— Aim of the exercise —
Print only the lines from the top of the data through the line with "y_max = 768", both included, skipping every picture.

* START Provided records *

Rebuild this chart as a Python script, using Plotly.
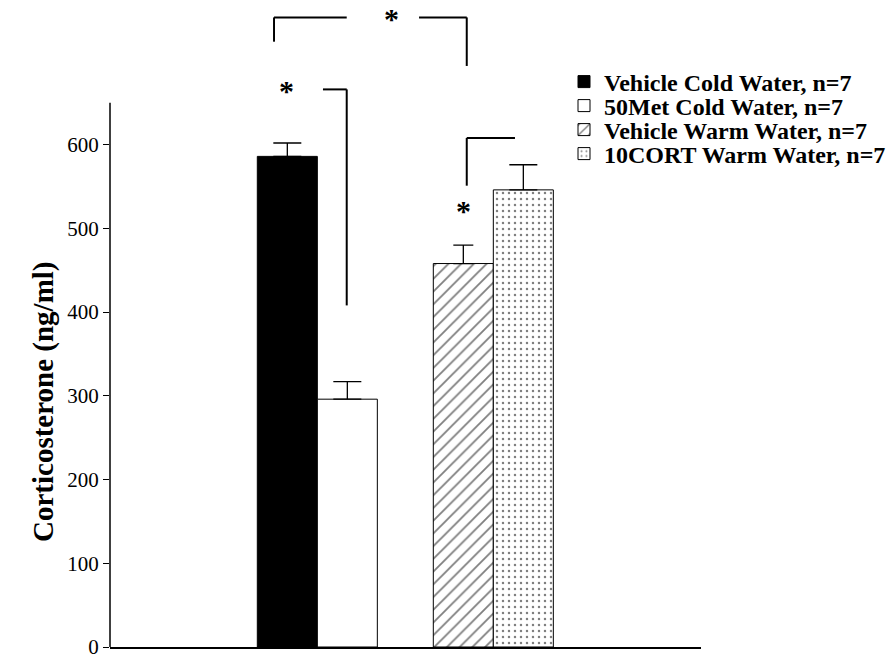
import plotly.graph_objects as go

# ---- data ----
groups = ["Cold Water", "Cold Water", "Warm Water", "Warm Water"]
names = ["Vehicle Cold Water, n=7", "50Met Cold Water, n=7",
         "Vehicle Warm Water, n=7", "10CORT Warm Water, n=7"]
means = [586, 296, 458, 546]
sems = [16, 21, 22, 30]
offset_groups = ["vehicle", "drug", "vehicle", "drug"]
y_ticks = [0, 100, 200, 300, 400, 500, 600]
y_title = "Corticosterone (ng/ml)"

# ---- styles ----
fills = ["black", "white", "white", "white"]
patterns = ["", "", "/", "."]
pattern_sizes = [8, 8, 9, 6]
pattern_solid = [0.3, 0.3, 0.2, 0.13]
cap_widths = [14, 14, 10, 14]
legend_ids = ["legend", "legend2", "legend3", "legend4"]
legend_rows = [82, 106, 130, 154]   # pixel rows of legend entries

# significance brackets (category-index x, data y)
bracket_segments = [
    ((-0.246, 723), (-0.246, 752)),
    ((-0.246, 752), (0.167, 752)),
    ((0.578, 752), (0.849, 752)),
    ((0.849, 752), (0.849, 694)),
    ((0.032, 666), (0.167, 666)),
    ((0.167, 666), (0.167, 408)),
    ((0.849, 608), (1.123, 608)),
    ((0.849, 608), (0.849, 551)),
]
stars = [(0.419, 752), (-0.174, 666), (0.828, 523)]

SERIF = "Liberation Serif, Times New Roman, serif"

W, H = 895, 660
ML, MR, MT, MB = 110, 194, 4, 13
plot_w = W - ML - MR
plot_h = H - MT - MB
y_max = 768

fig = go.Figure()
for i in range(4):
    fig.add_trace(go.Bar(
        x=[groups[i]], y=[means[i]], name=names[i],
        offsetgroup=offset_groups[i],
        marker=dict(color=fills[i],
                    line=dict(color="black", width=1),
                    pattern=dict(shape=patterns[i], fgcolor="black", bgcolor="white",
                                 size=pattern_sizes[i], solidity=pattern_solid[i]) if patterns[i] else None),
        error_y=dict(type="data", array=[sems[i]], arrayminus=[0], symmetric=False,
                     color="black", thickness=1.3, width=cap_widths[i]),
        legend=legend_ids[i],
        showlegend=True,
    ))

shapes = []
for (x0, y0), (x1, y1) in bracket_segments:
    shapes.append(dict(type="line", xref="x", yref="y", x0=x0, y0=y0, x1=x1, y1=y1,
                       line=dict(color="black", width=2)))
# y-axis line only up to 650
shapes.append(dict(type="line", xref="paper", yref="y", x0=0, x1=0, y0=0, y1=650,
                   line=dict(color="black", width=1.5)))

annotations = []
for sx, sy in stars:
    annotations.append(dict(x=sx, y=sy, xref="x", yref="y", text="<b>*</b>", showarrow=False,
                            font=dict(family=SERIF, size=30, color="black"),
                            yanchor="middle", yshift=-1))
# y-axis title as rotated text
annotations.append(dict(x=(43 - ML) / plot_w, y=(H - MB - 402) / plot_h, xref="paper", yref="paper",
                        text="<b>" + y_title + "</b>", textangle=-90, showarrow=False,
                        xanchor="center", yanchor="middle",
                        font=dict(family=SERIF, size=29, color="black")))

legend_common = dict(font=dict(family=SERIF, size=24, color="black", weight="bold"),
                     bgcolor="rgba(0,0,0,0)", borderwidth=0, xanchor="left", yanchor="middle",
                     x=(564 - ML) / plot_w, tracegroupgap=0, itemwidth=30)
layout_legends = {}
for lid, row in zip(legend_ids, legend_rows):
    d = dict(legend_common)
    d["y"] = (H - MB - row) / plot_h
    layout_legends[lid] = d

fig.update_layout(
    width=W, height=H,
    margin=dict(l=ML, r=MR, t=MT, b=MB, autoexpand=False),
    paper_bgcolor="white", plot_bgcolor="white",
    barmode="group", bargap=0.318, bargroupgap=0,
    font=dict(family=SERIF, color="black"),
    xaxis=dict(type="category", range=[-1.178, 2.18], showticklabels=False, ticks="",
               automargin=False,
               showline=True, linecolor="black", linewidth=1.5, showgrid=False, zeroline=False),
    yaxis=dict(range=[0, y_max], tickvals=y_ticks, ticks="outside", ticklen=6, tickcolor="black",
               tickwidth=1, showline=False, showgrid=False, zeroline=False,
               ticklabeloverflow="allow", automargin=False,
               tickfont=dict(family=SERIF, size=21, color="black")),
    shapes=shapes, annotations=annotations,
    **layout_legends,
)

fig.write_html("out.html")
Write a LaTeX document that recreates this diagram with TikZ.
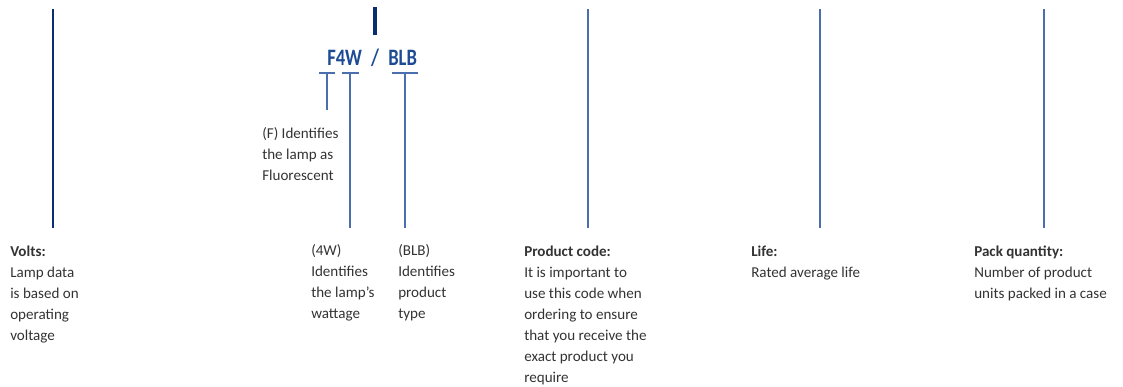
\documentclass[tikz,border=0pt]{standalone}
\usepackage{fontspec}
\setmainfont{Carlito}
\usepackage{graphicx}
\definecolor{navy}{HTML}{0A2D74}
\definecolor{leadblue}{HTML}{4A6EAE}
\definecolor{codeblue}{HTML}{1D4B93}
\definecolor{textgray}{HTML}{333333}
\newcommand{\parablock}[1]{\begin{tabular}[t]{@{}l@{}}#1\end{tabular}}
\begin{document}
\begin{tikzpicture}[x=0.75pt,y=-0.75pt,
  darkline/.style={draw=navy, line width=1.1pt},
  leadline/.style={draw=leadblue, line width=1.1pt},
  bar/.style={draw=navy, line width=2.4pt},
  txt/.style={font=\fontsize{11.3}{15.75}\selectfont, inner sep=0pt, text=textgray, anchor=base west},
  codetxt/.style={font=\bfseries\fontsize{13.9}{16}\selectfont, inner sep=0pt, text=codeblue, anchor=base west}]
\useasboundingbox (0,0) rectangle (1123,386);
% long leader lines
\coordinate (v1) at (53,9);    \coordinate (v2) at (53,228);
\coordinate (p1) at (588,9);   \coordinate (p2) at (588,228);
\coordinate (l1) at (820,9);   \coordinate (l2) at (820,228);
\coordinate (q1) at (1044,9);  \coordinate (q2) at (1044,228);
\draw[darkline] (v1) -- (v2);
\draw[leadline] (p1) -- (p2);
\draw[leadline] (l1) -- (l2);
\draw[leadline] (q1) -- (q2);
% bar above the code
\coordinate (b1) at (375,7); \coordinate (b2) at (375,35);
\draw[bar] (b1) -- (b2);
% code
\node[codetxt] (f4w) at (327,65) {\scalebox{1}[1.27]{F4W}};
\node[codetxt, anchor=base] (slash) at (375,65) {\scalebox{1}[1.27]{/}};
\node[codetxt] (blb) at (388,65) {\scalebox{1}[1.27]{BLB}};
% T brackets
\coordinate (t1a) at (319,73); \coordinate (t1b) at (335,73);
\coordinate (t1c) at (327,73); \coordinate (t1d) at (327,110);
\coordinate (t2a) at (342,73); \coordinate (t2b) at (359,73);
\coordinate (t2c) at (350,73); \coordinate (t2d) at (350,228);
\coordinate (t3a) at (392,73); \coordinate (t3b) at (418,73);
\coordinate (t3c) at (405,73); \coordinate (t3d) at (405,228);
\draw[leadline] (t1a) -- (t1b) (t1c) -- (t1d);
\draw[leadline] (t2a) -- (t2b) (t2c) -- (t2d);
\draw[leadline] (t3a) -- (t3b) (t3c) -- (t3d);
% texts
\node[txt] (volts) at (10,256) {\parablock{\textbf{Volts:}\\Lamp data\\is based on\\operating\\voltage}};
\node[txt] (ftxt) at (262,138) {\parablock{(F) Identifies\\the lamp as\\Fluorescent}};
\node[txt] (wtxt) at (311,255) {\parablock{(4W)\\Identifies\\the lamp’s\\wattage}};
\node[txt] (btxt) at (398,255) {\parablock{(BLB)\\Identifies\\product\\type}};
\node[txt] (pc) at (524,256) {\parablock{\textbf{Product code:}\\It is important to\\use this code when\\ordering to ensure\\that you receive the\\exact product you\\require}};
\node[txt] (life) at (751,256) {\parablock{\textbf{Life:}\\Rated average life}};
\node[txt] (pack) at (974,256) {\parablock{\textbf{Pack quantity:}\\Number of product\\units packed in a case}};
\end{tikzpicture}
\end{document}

* END Provided records *

— Output for this task —
Rebuild this chart as a Python script, using Plotly.
import plotly.graph_objects as go

# ---- data ----
groups = ["Cold Water", "Cold Water", "Warm Water", "Warm Water"]
names = ["Vehicle Cold Water, n=7", "50Met Cold Water, n=7",
         "Vehicle Warm Water, n=7", "10CORT Warm Water, n=7"]
means = [586, 296, 458, 546]
sems = [16, 21, 22, 30]
offset_groups = ["vehicle", "drug", "vehicle", "drug"]
y_ticks = [0, 100, 200, 300, 400, 500, 600]
y_title = "Corticosterone (ng/ml)"

# ---- styles ----
fills = ["black", "white", "white", "white"]
patterns = ["", "", "/", "."]
pattern_sizes = [8, 8, 9, 6]
pattern_solid = [0.3, 0.3, 0.2, 0.13]
cap_widths = [14, 14, 10, 14]
legend_ids = ["legend", "legend2", "legend3", "legend4"]
legend_rows = [82, 106, 130, 154]   # pixel rows of legend entries

# significance brackets (category-index x, data y)
bracket_segments = [
    ((-0.246, 723), (-0.246, 752)),
    ((-0.246, 752), (0.167, 752)),
    ((0.578, 752), (0.849, 752)),
    ((0.849, 752), (0.849, 694)),
    ((0.032, 666), (0.167, 666)),
    ((0.167, 666), (0.167, 408)),
    ((0.849, 608), (1.123, 608)),
    ((0.849, 608), (0.849, 551)),
]
stars = [(0.419, 752), (-0.174, 666), (0.828, 523)]

SERIF = "Liberation Serif, Times New Roman, serif"

W, H = 895, 660
ML, MR, MT, MB = 110, 194, 4, 13
plot_w = W - ML - MR
plot_h = H - MT - MB
y_max = 768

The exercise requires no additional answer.